Cármen Lúcia aponta violação à Constituição na política ambiental de Bolsonaro

Para ministra, governo tronou-se réu confesso que assumiu os crimes cometidos no setor ambiental - Foto: Reprodução/STF

Em seu relatório, ministra do STF disse que há no país um quadro de “cupinização institucional”, que ficaria configurado pela corrosão invisível das instituições

Durante seu julgamento na última quinta-feira (31), a ministra do Supremo Tribunal Federal (STF) Cármen Lúcia reconheceu que há uma violação sistemática de vários princípios constitucionais na política ambiental do governo Jair Bolsonaro. Segundo a ministra, está configurado o chamado “estado de coisas inconstitucional” nas ações ambientais definidas pelo governo federal nos últimos anos.

A declaração foi dada durante o voto de Cármen Lúcia, relatora de parte do chamado “pacote verde”. Os sete processos em julgamento contestam diversas políticas ambientais adotadas pelo governo Bolsonaro. A análise das ações começou na última quarta (30) e deve prosseguir na próxima semana.

O estado de coisas inconstitucional surgiu a partir de decisões da Corte Constitucional Colombiana e foi reconhecido, pela primeira vez, no STF, quando a Corte analisou a situação do sistema prisional. Ele é caracterizado por uma violação massiva, sistemática e generalizada de direitos fundamentais, com potencial para atingir um grande número de pessoas.

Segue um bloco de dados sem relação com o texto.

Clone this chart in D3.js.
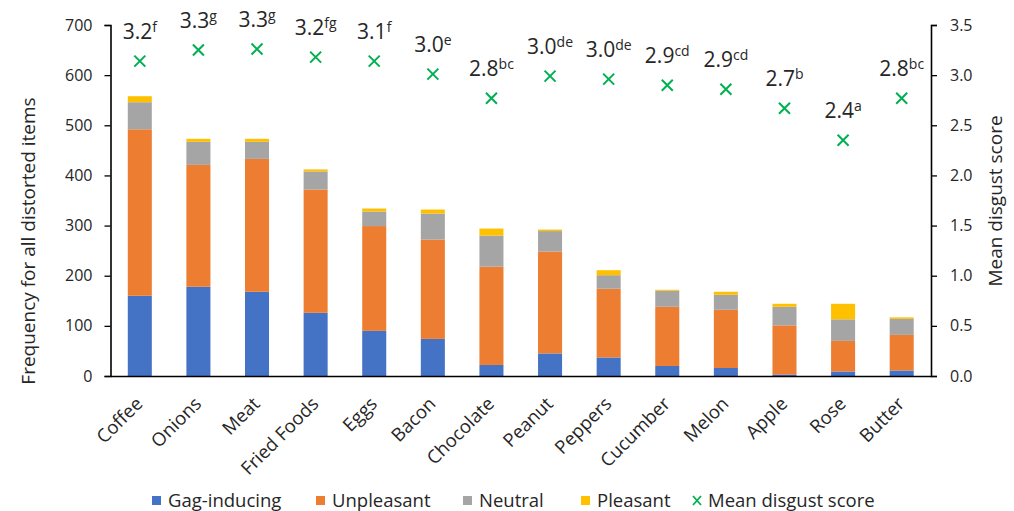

Não é frequente o STF reconhecer o estado de coisas inconstitucional. Na prática, quando isso acontece, o Poder Judiciário fica autorizado a estabelecer diálogo com os demais Poderes, fixando e acompanhando medidas em busca de concretização de direitos fundamentais.

A ministra começou ler seu voto como relatora de duas ações: A que acusa o governo federal de omissão no combate ao desmatamento; e a que discute o Descumprimento de Preceito Fundamental 760, pedidos pelos partidos PSB, Rede Sustentabilidade, PDT, PT, Psol, PCdoB e PV para que a corte determine à União e aos órgãos e às entidades federais competentes que executem, de maneira efetiva, o Plano de Ação para Prevenção e Controle do Desmatamento na Amazônia (PPCDAm).

Na primeira parte de seu voto, a ministra defendeu que o Estado não pode retroceder na preservação ambiental e que é obrigação do poder público garantir a preservação do meio ambiente com uma atuação eficiente.

Segundo a relatora, o enfraquecimento do quadro normativo em matéria ambiental é a comprovação sobre o estado de coisas inconstitucional em matéria ambiental no Brasil.

E que isso ocorre, por exemplo, quando há a redução da fiscalização, ausência de cumprimento dos recursos orçamentários, a ausência de um plano de combate ao desmatamento.

“Aqui estamos falando de um estado de coisas inconstitucional porque propicia a mudança do modus operandi [modo de ação] dos desmatadores. A ecocriminalidade deve ser restringida e punida no devido processo legal”, afirmou a ministra.

Cármen Lúcia disse ainda que há no país um quadro de “cupinização institucional”, que ficaria configurado pela corrosão invisível das instituições.

“O que são esses cupins? O cupim do autoritarismo, o cupim do populismo, o cupim de interesses pessoais, o cupim da ineficiência administrativa. Tudo isso ajuda a construir um quadro que faz com que não se tenha cumprimento objetivo garantido, de conteúdo, da matéria constitucional”, disse.

RÉU CONFESSO

No julgamento, Cármen Lúcia afirmou que o governo é “réu confesso” ao criticar uma declaração do ministro da Economia, Paulo Guedes, que classificou o Brasil como um pequeno transgressor ambiental.

Cármen Lúcia citou diversos dados que demonstram o aumento do desmatamento da Amazônia desde 2015 e, especialmente, 2018. De acordo com ela, houve uma mudança no modus operandi do governo desde então, atingindo áreas de preservação e terras indígenas.

Por isso, a Amazônia está próxima ao ponto de não retorno, o qual, se ultrapassado, não pode ser revertido, mencionou a ministra. Nesse caso, haveria a savanização da Amazônia, que ficaria semelhante ao cerrado.

A ministra aceitou o argumento dos partidos de que existe um estado de coisas inconstitucional em matéria ambiental no Brasil e que, conforme alegado, há redução da fiscalização, abandono do PPCDAm sem a substituição por plano comprovadamente eficiente e eficaz, ausência de cumprimento dos recursos orçamentários, bem como enfraquecimento do quadro normativo ambiental pelas normas infraconstitucionais.

O voto da relatora terá continuidade na próxima quarta-feira (6).